The transient variation of the axial temperature and density of the stems is obtained with the one-dimensional thermal-hydrodynamic model developed and described in detail elsewhere7,22. It includes an extensive chemical scheme with 45 species and 192 chemical reactions for humid air at the conditions of the experiment. The model contains a set of continuity equations for the number density \({n}_{i}\) of the ith specie considered (2), the transport of momentum \(\rho v\) (3) as well as the conservation equations for the overall translational energy density \(\varepsilon \) (4) and the vibrational energy density of \({\mathrm{N}}_{2}\) molecules \({\varepsilon }_{\mathrm{V}}\) (5) as follows:

$$\frac{\partial {n}_{i}}{\partial t}+\nabla \cdot \left[{n}_{i}{u}_{i}-{D}_{i}\nabla {n}_{i}\right]={S}_{i}$$
(2)
$$\frac{\partial \rho v}{\partial t}+\nabla \cdot \left(\rho vv\right)=-\nabla P+\frac{1}{3}{\mu }_{v}\nabla \left(\nabla \cdot v\right)+{\mu }_{v}{\nabla }^{2}v$$
(3)
$$\frac{\partial \varepsilon }{\partial t}+\nabla \cdot \left[\left(\varepsilon +P\right)v\right]={Q}_{\mathrm{T}}^{\mathrm{eff}}+\nabla \cdot ({\kappa }_{T}^{*}\nabla {T}_{g})$$
(4)
$$\frac{\partial {\varepsilon }_{\mathrm{V}}}{\partial t}+\nabla \cdot \left({\varepsilon }_{\mathrm{V}}v\right)={Q}_{\mathrm{V}}^{\mathrm{eff}}+\nabla \cdot ({D}_{V}\nabla {\varepsilon }_{\mathrm{V}})$$
(5)

where \({u}_{i}\), \({D}_{i}\) and \({S}_{i}\) denote the number density, drift velocity, diffusion coefficient, and net reaction rate respectively. \(\rho \), \(v\), \(P\), and \({\mu }_{v}\) are mass density, bulk velocity, gas pressure, and viscosity coefficient, respectively. The term \({Q}_{\mathrm{T}}^{\mathrm{eff}}\) accounts for the effective rate of energy deposition in the translational degree of freedom, \({\kappa }_{\mathrm{T}}^{*}\) and \({T}_{g}\) being the thermal conductivity and the gas temperature, respectively. \({Q}_{\mathrm{V}}^{\mathrm{eff}}\) accounts for the effective rate of energy deposition in the vibrational degree of freedom and \({D}_{V}\) the diffusion coefficient of \({\varepsilon }_{\mathrm{V}}\). The input to the above model is the measured current waveform, and the initial thermal radius of the channel for the model is estimated from the Schlieren images.

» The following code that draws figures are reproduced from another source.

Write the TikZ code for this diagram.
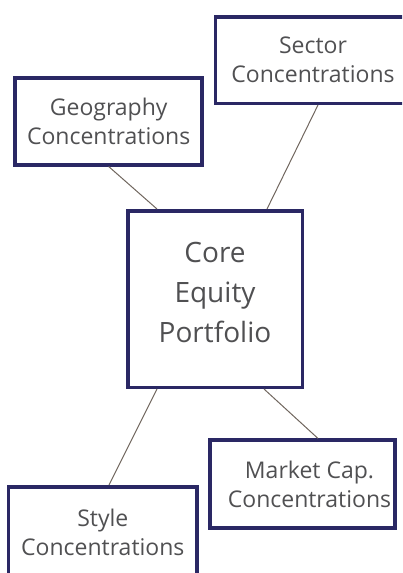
\documentclass[tikz,border=0pt]{standalone}
\usepackage{fontspec}
\setmainfont{Open Sans}

\definecolor{boxNavy}{RGB}{42,40,100}
\definecolor{linkBrown}{RGB}{112,102,94}
\definecolor{textGray}{RGB}{80,80,82}

\begin{document}
\begin{tikzpicture}[x = 1pt, y = -1pt, text = textGray, font = \fontsize{23}{29}\selectfont]
\tikzstyle{BoxStyle} = [shape = rectangle, draw = boxNavy, line width = 3.5pt, align = center, inner sep = 0pt]
\tikzstyle{sideStyle} = [BoxStyle, minimum width = 187pt, minimum height = 87pt]
\tikzstyle{coreStyle} = [BoxStyle, minimum width = 174.5pt, minimum height = 176.5pt, font = \fontsize{28}{40}\selectfont]
\tikzstyle{LinkStyle} = [draw = linkBrown, line width = 1pt]
\useasboundingbox (0,0) rectangle (402,573);
\clip (0,0) rectangle (402,573);
\node[coreStyle] (core) at (215, 299) {Core\\Equity\\Portfolio\rule[-14pt]{0pt}{14pt}};
\node[sideStyle] (geo) at (108.7, 121.3) {Geography\\Concentrations};
\node[sideStyle, minimum width = 195pt, minimum height = 86.5pt] (sector) at (313, 60) {Sector\\Concentrations};
\node[sideStyle, minimum width = 185pt, minimum height = 88pt] (market) at (302.5, 484.2) {\hspace*{14pt}Market Cap.\\\hspace*{14pt}Concentrations};
\node[sideStyle, minimum width = 188.8pt, minimum height = 90.5pt] (style) at (102.8, 532) {Style\\Concentrations};
%\path [LinkStyle] (geo) edge (core);
\path [LinkStyle]
(geo.south) edge ([xshift=31pt]core.north west)
([xshift=5pt]sector.south) edge ([xshift=-37pt]core.north east)
([xshift=31pt]core.south west) edge ([xshift=6.2pt]style.north)
([xshift=-40pt]core.south east) edge ([xshift=15.5pt]market.north);
\end{tikzpicture}
\end{document}
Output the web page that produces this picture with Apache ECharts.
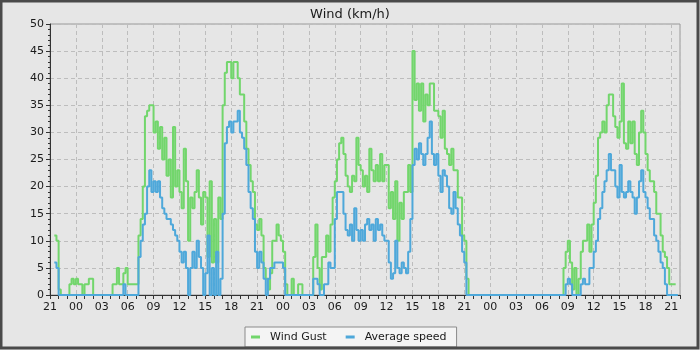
<!DOCTYPE html>
<html>
<head>
<meta charset="utf-8">
<script src="https://cdn.jsdelivr.net/npm/echarts@6/dist/echarts.min.js"></script>
<style>
  html, body { margin: 0; padding: 0; background: #e6e6e6; }
  #chart { width: 700px; height: 350px; }
</style>
</head>
<body>
<div id="chart"></div>
<script>
// Samples every 15 minutes, starting at 21:00 on day 0
const START_CLOCK_HOUR = 21;
const SAMPLE_HOURS = 0.25;
const X_MAX_HOURS = 73;
const TITLE = 'Wind (km/h)';
const SERIES_NAMES = ['Wind Gust', 'Average speed'];

const GUST = [
  null, null, 11, 10, 1, 0, 0, 0, 0, 2, 3, 2,
  3, 2, 2, 0, 2, 2, 3, 3, 0, 0, 0, 0,
  0, 0, 0, 0, 0, 2, 2, 5, 2, 2, 4, 5,
  2, 2, 2, 2, 2, 11, 14, 20, 33, 34, 35, 35,
  30, 32, 27, 31, 25, 29, 22, 25, 18, 31, 20, 23,
  19, 16, 27, 21, 10, 18, 16, 19, 23, 18, 13, 19,
  18, 7, 21, 6, 14, 6, 18, 14, 35, 41, 43, 43,
  40, 43, 43, 40, 37, 37, 32, 27, 24, 21, 19, 13,
  12, 14, 11, 5, 3, 1, 4, 10, 10, 13, 11, 10,
  8, 2, 0, 0, 3, 0, 0, 2, 2, 0, 0, 0,
  0, 0, 7, 13, 5, 1, 7, 7, 11, 8, 13, 18,
  21, 25, 28, 29, 26, 22, 20, 19, 22, 21, 29, 24,
  23, 20, 22, 19, 27, 23, 21, 24, 21, 26, 21, 24,
  24, 16, 19, 14, 21, 10, 17, 14, 19, 19, 24, 19,
  45, 36, 39, 34, 39, 32, 37, 35, 39, 39, 34, 34,
  33, 29, 34, 27, 26, 24, 27, 23, 23, 18, 18, 11,
  10, 3, 0, 0, 0, 0, 0, 0, 0, 0, 0, 0,
  0, 0, 0, 0, 0, 0, 0, 0, 0, 0, 0, 0,
  0, 0, 0, 0, 0, 0, 0, 0, 0, 0, 0, 0,
  0, 0, 0, 0, 0, 0, 0, 0, 0, 0, 5, 8,
  10, 6, 1, 5, 0, 3, 8, 10, 10, 13, 8, 13,
  17, 22, 29, 30, 32, 30, 35, 37, 37, 33, 31, 29,
  32, 39, 28, 27, 32, 28, 32, 26, 24, 30, 34, 30,
  26, 23, 21, 21, 19, 15, 15, 11, 8, 7, 5, 2,
  2, 2, null, null
];

const AVG = [
  null, null, 6, 5, 0, 0, 0, 0, 0, 0, 0, 0,
  0, 0, 0, 0, 0, 0, 0, 0, 0, 0, 0, 0,
  0, 0, 0, 0, 0, 0, 0, 0, 0, 0, 2, 0,
  0, 0, 0, 0, 0, 7, 10, 13, 15, 20, 23, 19,
  21, 19, 21, 18, 16, 15, 14, 14, 13, 12, 11, 10,
  8, 6, 8, 5, 0, 5, 8, 5, 10, 7, 5, 0,
  4, 11, 0, 5, 0, 8, 0, 3, 15, 28, 31, 32,
  30, 32, 32, 34, 30, 29, 27, 24, 19, 16, 14, 8,
  5, 8, 6, 3, 0, 3, 5, 5, 6, 6, 6, 6,
  5, 0, 0, 0, 0, 0, 0, 0, 0, 0, 0, 0,
  0, 0, 3, 3, 2, 0, 0, 2, 2, 6, 5, 5,
  14, 19, 19, 19, 15, 12, 11, 13, 10, 16, 12, 10,
  12, 10, 13, 14, 12, 13, 10, 14, 12, 13, 11, 10,
  10, 6, 3, 4, 10, 5, 4, 6, 5, 4, 8, 14,
  24, 27, 25, 28, 26, 24, 26, 29, 32, 26, 24, 26,
  22, 19, 23, 22, 20, 16, 15, 19, 16, 13, 11, 8,
  6, 0, 0, 0, 0, 0, 0, 0, 0, 0, 0, 0,
  0, 0, 0, 0, 0, 0, 0, 0, 0, 0, 0, 0,
  0, 0, 0, 0, 0, 0, 0, 0, 0, 0, 0, 0,
  0, 0, 0, 0, 0, 0, 0, 0, 0, 0, 0, 2,
  3, 2, 0, 0, 0, 0, 2, 3, 2, 2, 5, 5,
  8, 10, 14, 16, 19, 21, 23, 26, 23, 23, 20, 18,
  24, 19, 18, 19, 21, 19, 18, 15, 18, 21, 23, 19,
  18, 16, 14, 14, 11, 10, 8, 6, 5, 2, 0, 0,
  0, 0, 0, 0
];

const toPoints = arr => arr.map((v, i) => [i * SAMPLE_HOURS, v]);
const clockLabel = v => String((START_CLOCK_HOUR + Math.round(v)) % 24).padStart(2, '0');

const FONT = 'DejaVu Sans';
const chart = echarts.init(document.getElementById('chart'), null, { renderer: 'canvas' });
chart.setOption({
  animation: false,
  backgroundColor: '#e6e6e6',
  title: {
    text: TITLE, left: 'center', top: 3,
    textStyle: { fontFamily: FONT, fontSize: 13, fontWeight: 'normal', color: '#1a1a1a' }
  },
  legend: {
    data: SERIES_NAMES,
    left: 245, top: 327,
    icon: 'rect', itemWidth: 9, itemHeight: 3, itemGap: 19,
    padding: [4, 10, 4, 6],
    backgroundColor: '#f4f4f4', borderColor: '#8a8a8a', borderWidth: 1,
    textStyle: { fontFamily: FONT, fontSize: 11, color: '#1a1a1a', lineHeight: 12, padding: [0, 0, 0, 5] }
  },
  grid: {
    left: 50, right: 20, top: 24, bottom: 55,
    show: true, backgroundColor: '#e6e6e6', borderColor: '#9a9a9a', borderWidth: 1
  },
  xAxis: [
    {
      type: 'value', min: 0, max: X_MAX_HOURS, interval: 1, position: 'bottom',
      axisLine: { show: true, lineStyle: { color: '#333', width: 1 } },
      axisTick: { show: true, length: 4, lineStyle: { color: '#333' } },
      axisLabel: { show: false },
      splitLine: { show: false }
    },
    {
      type: 'value', min: 0, max: X_MAX_HOURS, interval: 3, position: 'bottom',
      axisLine: { show: false }, axisTick: { show: false },
      axisLabel: {
        show: true, showMaxLabel: false, margin: 7, formatter: clockLabel,
        fontFamily: FONT, fontSize: 11, color: '#1a1a1a'
      },
      splitLine: { show: true, lineStyle: { color: '#bdbdbd', type: [4, 3], width: 1 } }
    }
  ],
  yAxis: {
    type: 'value', min: 0, max: 50, interval: 5,
    axisLine: { show: true, lineStyle: { color: '#333', width: 1 } },
    axisTick: { show: true, length: 4, lineStyle: { color: '#333' } },
    minorTick: { show: true, splitNumber: 5, length: 2, lineStyle: { color: '#333' } },
    axisLabel: { margin: 6, fontFamily: FONT, fontSize: 11, color: '#1a1a1a' },
    splitLine: { show: true, lineStyle: { color: '#bdbdbd', type: [4, 3], width: 1 } }
  },
  series: [
    {
      name: SERIES_NAMES[0], type: 'line', step: 'end', xAxisIndex: 0,
      data: toPoints(GUST), showSymbol: false, connectNulls: false,
      lineStyle: { width: 2, color: '#72d66c' }, itemStyle: { color: '#72d66c' }
    },
    {
      name: SERIES_NAMES[1], type: 'line', step: 'end', xAxisIndex: 0,
      data: toPoints(AVG), showSymbol: false, connectNulls: false,
      lineStyle: { width: 2, color: '#4ea8da' }, itemStyle: { color: '#4ea8da' }
    }
  ],
  graphic: [{
    type: 'rect', silent: true, z: 100,
    shape: { x: 1, y: 1, width: 697, height: 347 },
    style: { fill: 'none', stroke: '#4a4a4a', lineWidth: 3 }
  }]
});
</script>
</body>
</html>
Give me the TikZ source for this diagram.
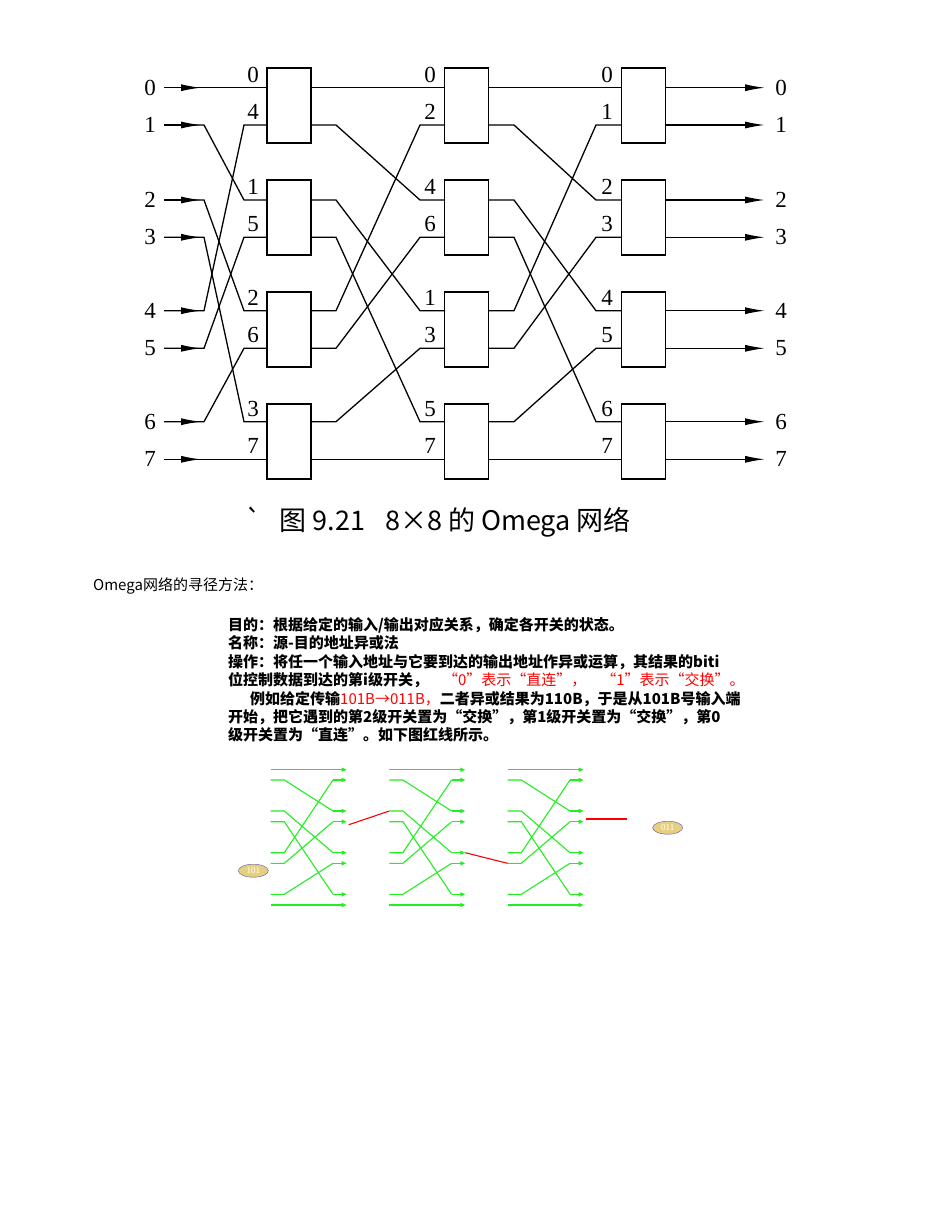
\documentclass[tikz,border=0pt]{standalone}
\usepackage{fontspec}
\setmainfont{Liberation Serif}
\newfontfamily\cjk{Noto Sans CJK SC}
\usetikzlibrary{arrows.meta,shapes.geometric}
\definecolor{gr}{HTML}{22EE22}
\definecolor{tan}{HTML}{E6CF80}
\begin{document}
\begin{tikzpicture}[x=1pt,y=-1pt,
  wire/.style={line width=1.3pt},
  sw/.style={draw,line width=1.3pt,minimum width=44pt,minimum height=75pt,inner sep=0pt},
  plab/.style={font=\fontsize{23}{23}\selectfont},
  bigarr/.style={line width=1.3pt,-{Latex[length=20pt,width=7pt]}},
  garr/.style={gr,line width=1.2pt,-{Triangle[length=5pt,width=4pt]}},
  gw/.style={gr,line width=1.1pt},
  rw/.style={red,line width=1.1pt},
  txt/.style={anchor=west,inner sep=0pt,font=\cjk\bfseries\fontsize{15}{15}\selectfont},
  addr/.style={ellipse,draw=gray!70!blue,fill=tan,minimum width=30pt,minimum height=13pt,inner sep=0pt,text=white,font=\fontsize{9}{9}\selectfont}]
\useasboundingbox[fill=white] (0,0) rectangle (935,1210);
\def\rows{{87.7,125,200,237.3,310.7,348.3,421.7,459.3}}
\def\sh{{0,2,4,6,1,3,5,7}}
\def\tops{{68,180,292,404}}
% boxes
\foreach \k in {0,...,3}{
  \pgfmathsetmacro\ty{\tops[\k]}
  \node[sw] (a\k) at (289,\ty+37.5) {};
  \node[sw] (b\k) at (466.5,\ty+37.5) {};
  \node[sw] (c\k) at (643.5,\ty+37.5) {};
}
% labels
\def\la{{0,4,1,5,2,6,3,7}}
\def\lb{{0,2,4,6,1,3,5,7}}
\foreach \j in {0,...,7}{
  \pgfmathsetmacro\y{\rows[\j]}
  \pgfmathtruncatemacro\A{\la[\j]}
  \pgfmathtruncatemacro\B{\lb[\j]}
  \node[plab] (li\j) at (150,\y) {\j};
  \node[plab] (lo\j) at (781,\y) {\j};
  \node[plab] (pa\j) at (253,\y-13) {\A};
  \node[plab] (pb\j) at (430,\y-13) {\B};
  \node[plab] (pc\j) at (607,\y-13) {\j};
  \pgfmathtruncatemacro\s{\sh[\j]}
  \pgfmathsetmacro\ys{\rows[\s]}
  \coordinate (i\j) at (164,\y);
  \draw[wire] (i\j) -- (204,\y) -- (244,\ys) -- (267,\ys);
  \draw[bigarr] (i\j) -- (201,\y);
  \draw[wire] (311,\y) -- (336,\y) -- (420,\ys) -- (445,\ys);
  \draw[wire] (488,\y) -- (514,\y) -- (596,\ys) -- (621,\ys);
  \coordinate (o\j) at (666,\y);
  \draw[bigarr] (o\j) -- (765,\y);
}
\node[anchor=west,inner sep=0pt,font=\cjk\fontsize{27}{27}\selectfont] (cap) at (245,522) {`\hspace{18pt}图 9.21\hspace{20pt}8×8 的 Omega 网络};
\node[anchor=west,inner sep=0pt,font=\cjk\fontsize{15}{15}\selectfont] (h) at (93,586) {Omega网络的寻径方法：};
\node[txt] (t1) at (228,625) {目的：根据给定的输入/输出对应关系，确定各开关的状态。};
\node[txt] (t2) at (228,643) {名称：源-目的地址异或法};
\node[txt] (t3) at (228,662) {操作：将任一个输入地址与它要到达的输出地址作异或运算，其结果的biti};
\node[txt] (t4) at (228,680) {位控制数据到达的第i级开关，\textcolor{red}{\mdseries\quad“0”表示“直连”，\quad“1”表示“交换”。}};
\node[txt] (t5) at (250,699) {例如给定传输\textcolor{red}{\mdseries 101B→011B，}二者异或结果为110B，于是从101B号输入端};
\node[txt] (t6) at (228,717) {开始，把它遇到的第2级开关置为“交换”，第1级开关置为“交换”，第0};
\node[txt] (t7) at (228,735) {级开关置为“直连”。如下图红线所示。};
% bottom green network
\def\gr{{769.7,780,811,821.7,852.7,863.3,894.3,905}}
\foreach \xs/\nm in {270.7/A,389.3/B,507.7/C}{
  \foreach \j in {0,...,7}{
    \pgfmathsetmacro\y{\gr[\j]}
    \pgfmathtruncatemacro\s{\sh[\j]}
    \pgfmathsetmacro\ys{\gr[\s]}
    \coordinate (g\nm\j) at (\xs,\y);
    \coordinate (h\nm\s) at (\xs+76,\ys);
    \draw[gw] (g\nm\j) -- ++(13.6,0) -- (\xs+62.3,\ys);
    \draw[garr] (\xs+62.3,\ys) -- (h\nm\s);
  }
}
\draw[rw] (hA3) ++(2,3) -- (gB2);
\draw[rw] (hB4) -- (gC5);
\coordinate (rend) at (627,819);
\draw[rw] (hC3) ++(2,-2.7) -- (rend);
\node[addr] (s101) at (253.3,870.7) {101};
\node[addr] (d011) at (667.7,827.7) {011};
\end{tikzpicture}
\end{document}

The maximum temperature and minimum density maps for the event in Fig. 4 are obtained by first estimating the relative temperature in the channels from the Schlieren images. The relative variation of temperature along the low-density channels is estimated with an Abel inverse integral transform as detailed in our previous work50. Eighteen points along the main low-density channel are selected to calculate the average relative temperature. The corresponding values all along the channel are linearly interpolated. Since most parts of the main channel (in Fig. 4f) are not perpendicular to the air gap axis, one step in the process should be changed. Thus, the image intensity variation is multiplied by the cosine of the deflection angle due to two facts: (1) the channel can be approximated as deflection only in a certain plane as the channel in the red boxes in Fig. 4a is nearly vertical and (2) the temperature gradient in the axial direction can be ignored along a short channel section (less than 1 mm here). The temperature and relative density along all side branch channels are not shown as it is difficult to estimate their true deflection direction from the two-dimensional images in Fig. 4a,b. Then, the absolute temperature distribution along the channel is obtained by normalizing the relative temperature map to the axial temperature at the stem base on the electrode, obtained with the thermo-hydrodynamic model. Since the channel in the discharge becomes isobaric soon after the streamer initiation7, the density map is calculated from the temperature map by using the gas law at atmospheric pressure.